Ravi’s first forays into literature began with Henry James and Jane Austen. Since middle school, however, she’s been drawn to experimental poetry and prose from writers like Korean American poet Franny Choi.
Work like Choi’s filters into Ravi’s writing: In a sophomore-year Advanced Authentic Research project, she explored how Jane Austen’s literary techniques connect to evolving understandings of empathy in cognitive science. Drawn to activist writing, she’s worked with organizations like the Palo Alto Humane Society. While often abstract, her work is still rooted in her environment.
“I wanted to name what feels wrong about the ways that we assign value to human life in (Silicon Valley’s) culture and the ways that we decide what is worth fighting for and what isn’t,” she said.
Ravi also appreciates literary collaboration, quoting others liberally in her essays. She’s worked with mentorship organizations connecting young poets to mentors, and, over the years, cold-emailed dozens of authors and poets she admires for online meetings.

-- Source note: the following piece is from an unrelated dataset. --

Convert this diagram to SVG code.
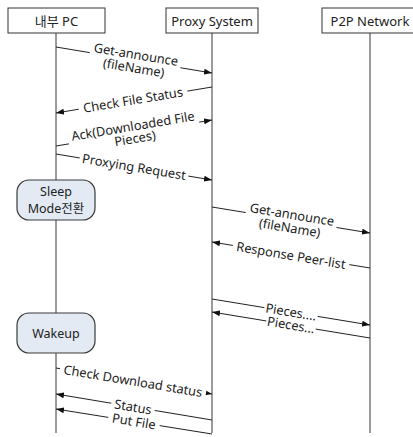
<svg xmlns="http://www.w3.org/2000/svg" width="413" height="437" viewBox="0 0 413 437">
<defs>
<marker id="ah" markerWidth="8" markerHeight="6" refX="8" refY="3" orient="auto" markerUnits="userSpaceOnUse">
<path d="M0,0 L8,3 L0,6 z" fill="#111"/>
</marker>
<style>
text{font-family:"Noto Sans","Noto Sans CJK KR",sans-serif;fill:#222;}
.hdr{fill:#fff;stroke:#333;stroke-width:1;}
.hdrt{font-size:13px;text-anchor:middle;}
.life{stroke:#7a7a7a;stroke-width:1.5;fill:none;}
.msg{stroke:#222;stroke-width:1;fill:none;marker-end:url(#ah);}
.gap{fill:#fff;}
.lbl{font-size:12.8px;text-anchor:middle;}
.state{fill:#e3eaf4;stroke:#3a3a3a;stroke-width:1.2;}
.st{font-size:12.5px;text-anchor:middle;}
</style>
</defs>
<rect width="413" height="437" fill="#fff"/>
<g id="lifelines">
<line class="life" x1="56" y1="33" x2="56" y2="433"/>
<line class="life" x1="212" y1="33" x2="212" y2="433"/>
<line class="life" x1="370" y1="33" x2="370" y2="433"/>
</g>
<g id="pc">
<rect class="hdr" x="8" y="8" width="97" height="25"/>
<text class="hdrt" x="56.5" y="25.5">내부 PC</text>
</g>
<g id="proxy">
<rect class="hdr" x="166" y="8" width="92" height="25"/>
<text class="hdrt" x="212" y="25.5">Proxy System</text>
</g>
<g id="p2p">
<rect class="hdr" x="322" y="8" width="96" height="25"/>
<text class="hdrt" x="370" y="25.5">P2P Network</text>
</g>
<g id="sleep">
<rect class="state" x="17" y="180" width="78" height="40" rx="12"/>
<text class="st" x="56" y="195.5">Sleep</text>
<text class="st" x="56" y="212.5">Mode전환</text>
</g>
<g id="wakeup">
<rect class="state" x="17" y="313" width="78" height="40" rx="12"/>
<text class="st" x="56" y="337.5">Wakeup</text>
</g>
<g id="connectors">
<line class="msg" x1="56" y1="47" x2="212" y2="73"/>
<g transform="translate(135,60.5) rotate(9.46)"><rect class="gap" x="-46" y="-14" width="92" height="28"/><text class="lbl" x="0" y="-1.5">Get-announce</text><text class="lbl" x="0" y="12">(fileName)</text></g>
<line class="msg" x1="212" y1="87" x2="56" y2="113"/>
<g transform="translate(133,100) rotate(-9.46)"><rect class="gap" x="-55" y="-7" width="110" height="14"/><text class="lbl" x="0" y="4.5">Check File Status</text></g>
<line class="msg" x1="56" y1="146" x2="212" y2="120"/>
<g transform="translate(134,132.5) rotate(-9.46)"><rect class="gap" x="-66" y="-14" width="132" height="28"/><text class="lbl" x="0" y="-2">Ack(Downloaded File</text><text class="lbl" x="0" y="10.5">Pieces)</text></g>
<line class="msg" x1="56" y1="154" x2="212" y2="180"/>
<g transform="translate(134,167) rotate(9.46)"><rect class="gap" x="-55" y="-7" width="110" height="14"/><text class="lbl" x="0" y="4.5">Proxying Request</text></g>
<line class="msg" x1="212" y1="207" x2="370" y2="233"/>
<g transform="translate(291,220.5) rotate(9.46)"><rect class="gap" x="-46" y="-14" width="92" height="28"/><text class="lbl" x="0" y="-1.5">Get-announce</text><text class="lbl" x="0" y="12">(fileName)</text></g>
<line class="msg" x1="370" y1="268" x2="212" y2="242"/>
<g transform="translate(291,255.5) rotate(9.46)"><rect class="gap" x="-59" y="-7" width="118" height="14"/><text class="lbl" x="0" y="4.5">Response Peer-list</text></g>
<line class="msg" x1="212" y1="299" x2="370" y2="325"/>
<g transform="translate(291,312) rotate(9.46)"><rect class="gap" x="-27" y="-6" width="54" height="12"/><text class="lbl" x="0" y="4.5">Pieces....</text></g>
<line class="msg" x1="370" y1="338" x2="212" y2="312"/>
<g transform="translate(291,325) rotate(9.46)"><rect class="gap" x="-25" y="-6" width="50" height="12"/><text class="lbl" x="0" y="4.5">Pieces...</text></g>
<line class="msg" x1="56" y1="368" x2="212" y2="394"/>
<g transform="translate(133,381) rotate(9.46)"><rect class="gap" x="-74" y="-7" width="148" height="14"/><text class="lbl" x="0" y="4.5">Check Download status</text></g>
<line class="msg" x1="212" y1="420" x2="56" y2="394"/>
<g transform="translate(133,407) rotate(9.46)"><rect class="gap" x="-22" y="-6" width="44" height="12"/><text class="lbl" x="0" y="4.5">Status</text></g>
<line class="msg" x1="212" y1="434" x2="56" y2="409"/>
<g transform="translate(134,421.5) rotate(9.46)"><rect class="gap" x="-26" y="-6" width="52" height="12"/><text class="lbl" x="0" y="4.5">Put File</text></g>
</g>
</svg>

“When I love someone’s writing, I will jump off a bridge for them,” she said. “So when I’m on the page, I’m not there alone — I’m there with so many people that I love.”
With Scholastic Writing Award medals and a published book under her belt, Ravi will attend a liberal arts college this fall to study neuroscience and English.
“I want to learn the language of the academy and learn that exclusive language, and then know how it works so that I can subvert it,” she said. “I want to be someone who knows the language, but then uses it the way it’s not supposed to be.”